Council tax in Liverpool is set to rise by 61 pence a week for most households in Liverpool – with investment in children’s social care among the budget priorities.
Papers being considered by the Cabinet next week will propose a rise of 2.99 percent, meaning an increase of £31.93 per year for the 60 percent of households living in a Band A home.
Overall, an additional £14.5 million is being found for children’s services, which will also help fund the recruitment of more social workers to reduce workloads and provide more intensive support for young people in care and their families as well as dealing with demand pressures.
Other areas of investment include major economic regeneration projects such as Paddington Village, new office space at Pall Mall and the new Cruise Liner terminal and £2 million for major cultural events which deliver a significant economic return for the city.
The council needs to deliver savings of £21 million of savings between now and April 2020, with efficiencies proposed including reduced opening hours for the contact centre (£1 million), ICT savings (£1.1 million) and reducing the number of council buildings (£1.9 million).
Overall the council has lost 63 percent of its central government funding since 2010 – equivalent to £436 million per year – making it the worst hit city for austerity per head of population, as highlighted in a recent Centre for Cities report.
If the council had the average housing mix and had received the average cut, it is estimated that it would be £179 million better off.
The Cabinet report warns that ongoing Government reviews over spending and funding for councils are likely to have a significant impact on the amount of funding the council will receive from 2020/21 onwards.
Over the next few months the council will be starting a consultation with residents about making communities more independent and less reliant on local authority services.
Mayor of Liverpool Joe Anderson said: “It is perverse that the poorest city in the country has been hardest hit by cuts in central Government funding, and it gives me no pleasure at all in asking people to pay more in council tax.

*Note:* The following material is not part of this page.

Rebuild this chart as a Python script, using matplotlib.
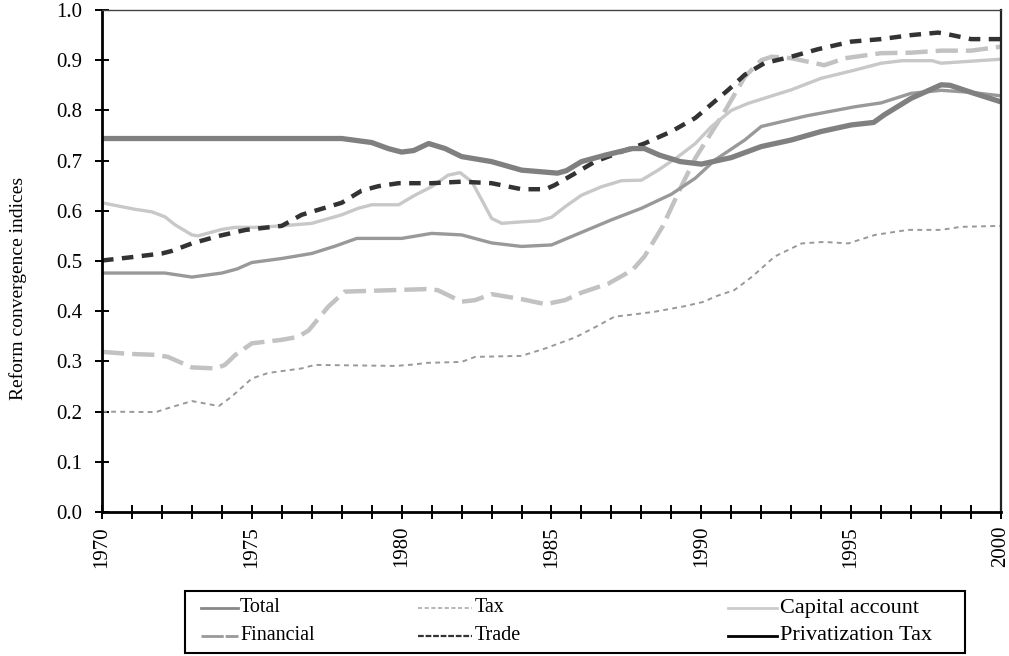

“But if we are to continue to fund services for the most vulnerable in the city we need to increase bills in order to make sure we are doing the right thing by people.
“By 2020 we will have lost almost two thirds of the budget that we had back in 2010 and this has had a huge impact on our ability to deliver services. We have 3,000 fewer staff, have transferred some buildings and services across to other organisations and have stopped doing some things that were previously part of our work.
“Looking to the future, we are going to have a serious conversation with the people of the city about how services look from 2020 onwards, because a combination of Government reviews of council funding combined with the huge economic uncertainty posed by Brexit means we are going to have to deliver things differently in the future.
“A major priority for us is developing a new relationship with our residents and communities about giving people more say on how money is spent, building on the strength of our communities so residents can do more for themselves.”
The expansion of house building in the city is helping bring in additional funding – the number of Band D properties is 986 more than forecast – generating an extra £1.6m per year of Council Tax income.
Following consideration by the Cabinet on Friday 22 February and Audit and Governance Select Committee on Monday 25 February, the budget will be set at a meeting of the council on Wednesday 6 March.